The Western people apparently think no more of throwing down a railroad, if they want to go anywhere, than a conservative Easterner does of taking an unaccustomed walk across country; and the railway constructors and managers are a little amused at the Eastern slowness and want of facility in construction and management. One hears that the East is antiquated, and does not know anything about railroad building. Shovels, carts, and wheelbarrows are of a past age; the big wheel-scraper does the business. It is a common remark that a contractor accustomed to Eastern work is not desired on a Western job.

On Friday afternoon, November 18th, the news was flashed that the last rail was laid, and at 6 p.m. a special train was on the way from St. Paul with a double complement of engineers and train-men. For the first 500 miles there was more or less delay in avoiding the long and frequent freight trains, but after that not much except the necessary stops for cleaning the engine. Great Falls, about 1100 miles, was reached Sunday noon, in thirty-six hours, an average of over thirty miles an hour. A part of the time the speed was as much as fifty miles an hour. The track was solid, evenly graded, heavily tied, well aligned, and the cars ran over it with no more swing and bounce than on an old road. The only exception to this is the piece from Great Falls to Helena, which had not been surfaced all the way. It is excellent railway construction, and it is necessary to emphasize this when we consider the rapidity with which it was built.

The company has built this road without land grant or subsidy of any kind. The Montana extension, from Minot, Dakota, to Great Falls, runs mostly through Indian and military reservations, permission to pass through being given by special Act of Congress, and the company buying 200 feet road-way. Little of it, therefore, is open to settlement.

These reservations, naming them in order westward, are as follows: The Fort Berthold Indian reservation, Dakota, the eastern boundary of which is twenty-seven miles west of Minot, has an area of 4550 square miles (about as large as Connecticut), or 2,912,000 acres. The Fort Buford military reservation, lying in Dakota and Montana, has an area of 900 square miles, or 576,000 acres. The Blackfeet Indian reserve has an area of 34,000 square miles (the State of New York has 46,000), or 21,760,000 acres. The Fort Assiniboin military reserve has an area of 869.82 square miles, or 556,684 acres.

It is a liberal estimate that there are 6000 Indians on the Blackfeet and Fort Berth old reservations. As nearly as I could ascertain, there are not over 3500 Indians (some of those I saw were Créés on a long visit from Canada) on the Blackfeet reservation of about 22,000,000 acres. Some judges put the number as low as 2500 to all this territory, and estimate that there was about one Indian to ten square miles, or one Indian family to fifty square miles. We rode through 300 miles of this territory along the Milk River, nearly every acre of it good soil, with thick, abundant grass, splendid wheat land.

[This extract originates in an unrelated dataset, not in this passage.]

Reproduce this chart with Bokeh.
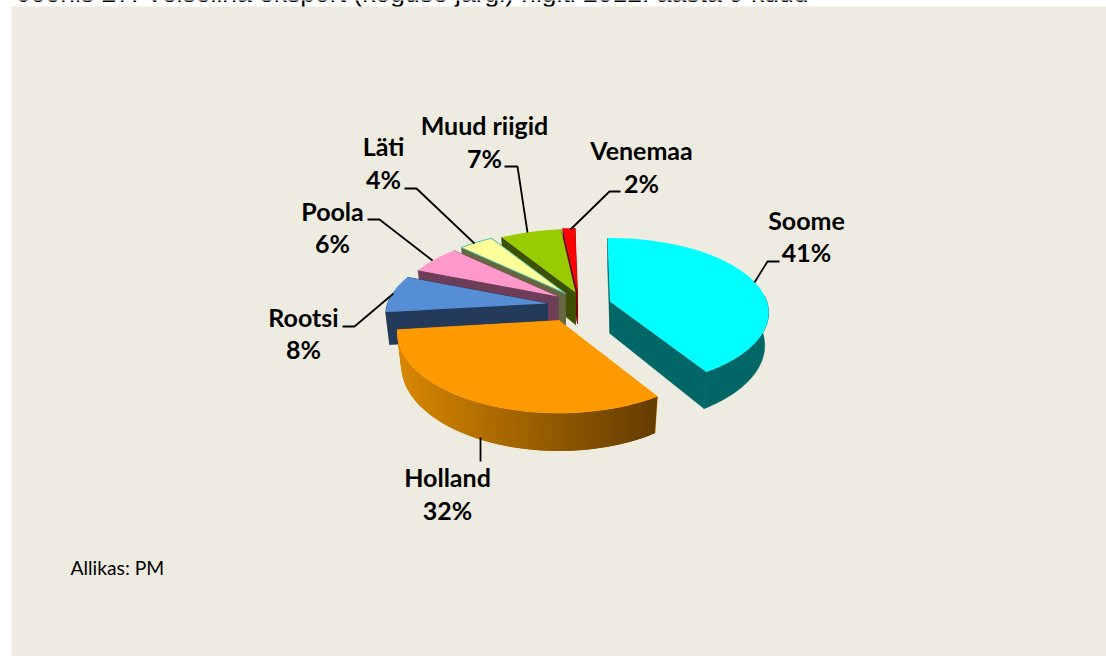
import math
from bokeh.plotting import figure
from bokeh.models import Range1d
from bokeh.core.properties import value
from bokeh.embed import file_html
from bokeh.resources import INLINE

# ---- data
categories = ["Soome", "Holland", "Rootsi", "Poola", "Läti", "Muud riigid", "Venemaa"]
shares = [41.0, 32.0, 8.0, 6.0, 4.0, 7.0, 1.4]
pct_labels = ["41%", "32%", "8%", "6%", "4%", "7%", "2%"]
title = "Joonis 27. Veiseliha eksport (koguse järgi) riigiti 2012. aasta 9 kuud"
source_note = "Allikas: PM"

# ---- styles
top_colors = ["#00FFFF", "#FF9900", "#558ED5", "#FF99CC", "#FFFF99", "#99CC00", "#FF0000"]
wall_colors = ["#006666", "#FF9900", "#243A5A", "#6E3D58", "#666640", "#3D5000", "#800000"]
outlines = [None, None, None, None, "#4DC4B8", None, None]
BG = "#EEECE1"

# ---- layout: apex of each exploded slice on the page, and perspective
apex = [(609.5, 301), (558.5, 320), (547, 303), (557.5, 296), (565, 293), (575, 292), (577, 291)]
x_scale = [0.98, 1, 1, 1, 1, 1, 1]
y_scale = [1, 1.08, 1, 1, 1, 1, 1]
RX, RY, PERSP, DEPTH, SHRINK = 160.0, 73.0, 0.15, 32.0, 0.975
START = math.radians(-1)
draw_order = [6, 5, 4, 3, 2, 0, 1]
TEXT_SHIFT = 0.4  # em, the svg text sits this far under the requested baseline

label_pos = [(806, 229, 261), (447, 486, 519), (303, 326, 358), (332, 220, 252),
             (383, 155, 188), (484, 134, 167), (641, 159, 192)]
leaders = [
    [(754, 282), (767, 261), (779, 261)],
    [(480, 437), (480, 461)],
    [(393, 293), (354, 326), (342, 326)],
    [(432, 260), (379, 219), (367, 219)],
    [(474, 243), (416, 188), (404, 188)],
    [(527, 232), (517, 166), (504, 166)],
    [(570, 229), (609, 191), (620, 191)],
]

p = figure(width=1106, height=656, x_range=Range1d(0, 1106), y_range=Range1d(656, 0),
           output_backend="svg", toolbar_location=None, min_border=0,
           margin=0, background_fill_color="white", border_fill_color="white",
           outline_line_color=None, x_axis_location=None, y_axis_location=None)
p.grid.visible = False

p.text([17], [3 - TEXT_SHIFT * 26.5], text=[title], text_font=value("Liberation Sans"),
       text_font_size="26.5px", text_color="#000000", text_baseline="alphabetic", text_align="left")
p.quad(left=[11], right=[1106], top=[6], bottom=[656], fill_color=BG, line_color=None)


def top_pt(i, theta):
    u, v = math.sin(theta), math.cos(theta)
    s = 1.0 / (1.0 + PERSP * v)
    return apex[i][0] + RX * u * s * x_scale[i], apex[i][1] - RY * v * s * y_scale[i]


def bot_pt(i, theta):
    v = math.cos(theta)
    s = 1.0 / (1.0 + PERSP * v)
    x, y = top_pt(i, theta)
    return apex[i][0] + (x - apex[i][0]) * SHRINK, y + DEPTH * s


total = sum(shares)
edges = [START]
for v_ in shares:
    edges.append(edges[-1] + v_ / total * 2 * math.pi)

for i in draw_order:
    a0, a1 = edges[i], edges[i + 1]
    n = max(8, int((a1 - a0) / math.radians(1.5)))
    thetas = [a0 + (a1 - a0) * k / n for k in range(n + 1)]
    ax, ay = apex[i]
    top = [top_pt(i, t) for t in thetas]
    bot = [bot_pt(i, t) for t in thetas]
    for t in (a0, a1):
        q = [(ax, ay), top_pt(i, t), bot_pt(i, t), (ax, ay + DEPTH)]
        p.patch([c[0] for c in q], [c[1] for c in q], fill_color=wall_colors[i],
                line_color=wall_colors[i], line_width=0.6)
    front = [k for k, t in enumerate(thetas) if math.cos(t) < 0.1]
    if categories[i] == "Holland":
        for k in range(n):
            q = [top[k], top[min(k + 2, n)], bot[min(k + 2, n)], bot[k]]
            f = (top[k][0] - top[-1][0]) / (top[0][0] - top[-1][0])
            col = "#%02X%02X%02X" % (int(217 + (0x66 - 217) * f), int(136 + (0x3D - 136) * f), 0)
            p.patch([c[0] for c in q], [c[1] for c in q], fill_color=col, line_color=None)
    elif len(front) > 1:
        q = [top[k] for k in front] + [bot[k] for k in front[::-1]]
        p.patch([c[0] for c in q], [c[1] for c in q], fill_color=wall_colors[i],
                line_color=wall_colors[i], line_width=0.6)
    q = [(ax, ay)] + top
    p.patch([c[0] for c in q], [c[1] for c in q], fill_color=top_colors[i],
            line_color=outlines[i], line_width=1.0)

for pts in leaders:
    p.line([c[0] for c in pts], [c[1] for c in pts], line_color="#000000", line_width=1.8)

for i, (lx, y1, y2) in enumerate(label_pos):
    p.text([lx, lx], [y1 - TEXT_SHIFT * 25, y2 - TEXT_SHIFT * 25], text=[categories[i], pct_labels[i]],
           text_font=value("Lato"), text_font_style="bold", text_font_size="25px", text_color="#000000",
           text_align="center", text_baseline="alphabetic")

p.text([70], [575 - TEXT_SHIFT * 19.3], text=[source_note], text_font=value("Lato"), text_font_size="19.3px",
       text_color="#000000", text_align="left", text_baseline="alphabetic")

open("out.html", "w").write(file_html(p, INLINE))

I have no space to take up the Indian problem. But the present condition of affairs is neither fair to white settlers nor just or humane to the Indians. These big reservations are of no use to them, nor they to the reservations. The buffaloes have disappeared; they do not live by hunting; they cultivate very little ground; they use little even to pasture their ponies. They are fed and clothed by the Government, and they camp about the agencies in idleness, under conditions that pauperize them, destroy their manhood, degrade them into dependent, vicious lives. The reservations ought to be sold, and the proceeds devoted to educating the Indians and setting them up in a self-sustaining existence. They should be allotted an abundance of good land, in the region to which they are acclimated, in severalty, and under such restrictions that they cannot alienate it at least for a generation or two. As the Indian is now, he will neither work, nor keep clean, nor live decently. Close to, the Indian is not a romantic object, and certainly no better now morally than Lewis and Clarke depicted him in 1804. But he is a man; he has been barbarously treated; and it is certainly not beyond honest administration and Christian effort to better his condition. And his condition will not be improved simply by keeping from settlement and civilization the magnificent agricultural territory that is reserved to him.

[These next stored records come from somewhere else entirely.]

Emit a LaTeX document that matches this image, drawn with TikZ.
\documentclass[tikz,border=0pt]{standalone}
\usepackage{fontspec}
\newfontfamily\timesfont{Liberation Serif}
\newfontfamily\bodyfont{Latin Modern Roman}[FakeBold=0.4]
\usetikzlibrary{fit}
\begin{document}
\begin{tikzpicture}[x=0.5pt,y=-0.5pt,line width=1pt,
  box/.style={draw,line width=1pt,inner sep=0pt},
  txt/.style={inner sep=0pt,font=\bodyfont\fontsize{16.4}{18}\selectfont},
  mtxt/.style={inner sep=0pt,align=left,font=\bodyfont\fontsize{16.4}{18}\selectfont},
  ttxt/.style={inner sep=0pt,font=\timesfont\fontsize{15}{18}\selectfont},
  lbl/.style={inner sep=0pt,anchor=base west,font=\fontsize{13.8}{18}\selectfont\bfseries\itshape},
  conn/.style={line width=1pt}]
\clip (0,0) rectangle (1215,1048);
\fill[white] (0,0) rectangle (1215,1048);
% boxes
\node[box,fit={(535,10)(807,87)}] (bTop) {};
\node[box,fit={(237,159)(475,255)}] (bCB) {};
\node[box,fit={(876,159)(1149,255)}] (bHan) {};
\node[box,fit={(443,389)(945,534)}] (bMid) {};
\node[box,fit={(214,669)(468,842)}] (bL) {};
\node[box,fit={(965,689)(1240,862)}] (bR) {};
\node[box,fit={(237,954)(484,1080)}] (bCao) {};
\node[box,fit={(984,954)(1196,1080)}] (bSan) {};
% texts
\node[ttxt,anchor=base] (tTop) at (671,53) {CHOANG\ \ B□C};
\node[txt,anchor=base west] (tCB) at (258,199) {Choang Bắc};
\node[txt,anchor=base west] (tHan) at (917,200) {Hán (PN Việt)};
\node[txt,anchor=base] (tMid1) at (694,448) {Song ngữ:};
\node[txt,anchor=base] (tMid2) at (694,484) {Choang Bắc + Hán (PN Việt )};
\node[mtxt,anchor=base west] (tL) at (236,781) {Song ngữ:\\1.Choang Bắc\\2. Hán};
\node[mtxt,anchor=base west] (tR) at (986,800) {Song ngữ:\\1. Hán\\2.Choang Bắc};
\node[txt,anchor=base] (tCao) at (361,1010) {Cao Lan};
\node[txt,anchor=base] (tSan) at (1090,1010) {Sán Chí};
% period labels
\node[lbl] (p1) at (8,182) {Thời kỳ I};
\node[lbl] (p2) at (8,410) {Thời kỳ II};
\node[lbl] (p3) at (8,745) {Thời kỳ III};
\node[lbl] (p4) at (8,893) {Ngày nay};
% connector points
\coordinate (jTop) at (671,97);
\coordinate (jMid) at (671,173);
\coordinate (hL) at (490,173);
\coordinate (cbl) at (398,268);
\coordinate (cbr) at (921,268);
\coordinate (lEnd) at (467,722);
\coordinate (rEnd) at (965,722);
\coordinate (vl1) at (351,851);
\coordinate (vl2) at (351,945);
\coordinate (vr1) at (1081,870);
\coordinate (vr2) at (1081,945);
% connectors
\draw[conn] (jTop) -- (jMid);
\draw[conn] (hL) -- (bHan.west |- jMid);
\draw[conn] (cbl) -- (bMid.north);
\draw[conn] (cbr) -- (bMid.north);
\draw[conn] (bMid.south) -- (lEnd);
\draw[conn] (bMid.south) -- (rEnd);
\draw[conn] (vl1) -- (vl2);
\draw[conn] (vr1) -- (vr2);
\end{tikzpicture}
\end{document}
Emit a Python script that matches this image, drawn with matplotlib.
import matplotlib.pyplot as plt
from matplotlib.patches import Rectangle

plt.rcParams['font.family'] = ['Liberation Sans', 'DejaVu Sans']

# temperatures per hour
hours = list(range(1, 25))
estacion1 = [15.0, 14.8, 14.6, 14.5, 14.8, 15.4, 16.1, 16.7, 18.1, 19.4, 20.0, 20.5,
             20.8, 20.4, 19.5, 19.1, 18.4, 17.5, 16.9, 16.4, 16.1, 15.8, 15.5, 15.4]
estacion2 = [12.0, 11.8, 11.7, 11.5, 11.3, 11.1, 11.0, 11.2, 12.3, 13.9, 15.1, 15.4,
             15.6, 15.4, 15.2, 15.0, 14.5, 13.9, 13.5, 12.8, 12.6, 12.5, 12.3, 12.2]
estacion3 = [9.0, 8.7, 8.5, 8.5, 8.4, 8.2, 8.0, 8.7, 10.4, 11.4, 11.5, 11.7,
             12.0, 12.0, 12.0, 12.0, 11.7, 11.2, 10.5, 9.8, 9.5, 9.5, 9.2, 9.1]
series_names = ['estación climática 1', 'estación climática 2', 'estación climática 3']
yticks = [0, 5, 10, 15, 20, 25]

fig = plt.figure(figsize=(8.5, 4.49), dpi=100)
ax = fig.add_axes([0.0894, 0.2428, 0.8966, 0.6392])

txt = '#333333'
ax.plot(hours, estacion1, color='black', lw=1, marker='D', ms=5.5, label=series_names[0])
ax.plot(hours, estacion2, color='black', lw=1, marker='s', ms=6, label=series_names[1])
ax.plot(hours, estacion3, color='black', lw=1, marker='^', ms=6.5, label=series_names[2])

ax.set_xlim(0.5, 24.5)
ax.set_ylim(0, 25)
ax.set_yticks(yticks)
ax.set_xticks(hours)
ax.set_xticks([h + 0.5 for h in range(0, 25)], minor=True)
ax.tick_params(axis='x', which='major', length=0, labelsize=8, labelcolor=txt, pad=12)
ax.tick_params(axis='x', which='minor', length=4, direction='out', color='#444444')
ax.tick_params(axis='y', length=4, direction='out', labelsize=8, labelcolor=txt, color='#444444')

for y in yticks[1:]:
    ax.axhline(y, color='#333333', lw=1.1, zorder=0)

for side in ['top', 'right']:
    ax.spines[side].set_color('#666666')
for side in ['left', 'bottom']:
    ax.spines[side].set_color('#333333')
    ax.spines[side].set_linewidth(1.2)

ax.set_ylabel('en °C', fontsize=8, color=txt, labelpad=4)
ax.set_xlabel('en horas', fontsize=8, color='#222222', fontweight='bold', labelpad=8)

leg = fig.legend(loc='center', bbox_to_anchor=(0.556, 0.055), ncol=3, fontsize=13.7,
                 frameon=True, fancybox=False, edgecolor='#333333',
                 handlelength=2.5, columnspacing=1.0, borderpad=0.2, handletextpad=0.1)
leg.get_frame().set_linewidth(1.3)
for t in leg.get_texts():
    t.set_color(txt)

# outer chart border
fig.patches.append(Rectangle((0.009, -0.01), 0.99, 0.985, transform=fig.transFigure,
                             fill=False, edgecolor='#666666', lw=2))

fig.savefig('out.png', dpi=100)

Of this almost unknown country, pierced by the road west from Larimore, I can only make the briefest notes. I need not say that this open, unobstructed highway of arable land and habitable country, from the Red River to the Rocky Mountains, was an astonishment to me; but it is more to the purpose to say that the fertile region was a surprise to railway men who are perfectly familiar with the West.

We had passed some snow in the night, which had been very cold, but there was very little at Larimore, a considerable town; there was a high, raw wind during the day, and a temperature of about 10° above, which heavily frosted the car windows. At Devil’s Lake (a body of brackish water twenty-eight miles long) is a settlement three years old, and from this and two insignificant stations beyond were shipped, in 1887, 1,500,000 bushels of wheat. The country beyond is slightly rolling, fine land, has much wheat, little houses scattered about, some stock, very promising altogether. Minot, where we crossed the Mouse River the second time, is a village of 700 people, with several brick houses and plenty of saloons. Thence we ran up to a plateau some three hundred feet higher than the Mouse River Valley, and found a land more broken, and interspersed with rocky land and bowlders—the only touch of “bad lands” I recall on the route. We crossed several small streams, White Earth, Sandy, Little Muddy, and Muddy, and before reaching Williston descended into the valley of the Missouri, reached Fort Buford, where the Yellowstone comes in, entered what is called Paradise Valley, and continued parallel with the Missouri as far as the mouth of Milk River. Before reaching this we crossed the Big Muddy and the Poplar rivers, both rising in Canada. At Poplar Station is a large Indian agency, and hundreds of Teton Sioux Indians (I was told 1800) camped there in their conical tepees. I climbed the plateau above the station where the Indians bury their dead, wrapping the bodies in blankets and buffalo-robes, and suspending them aloft on crossbars supported by stakes, to keep them from the wolves. Beyond Assiniboin I saw a platform in a cottonwood-tree on which reposed the remains of a chief and his family. This country is all good, so far as I could see and learn.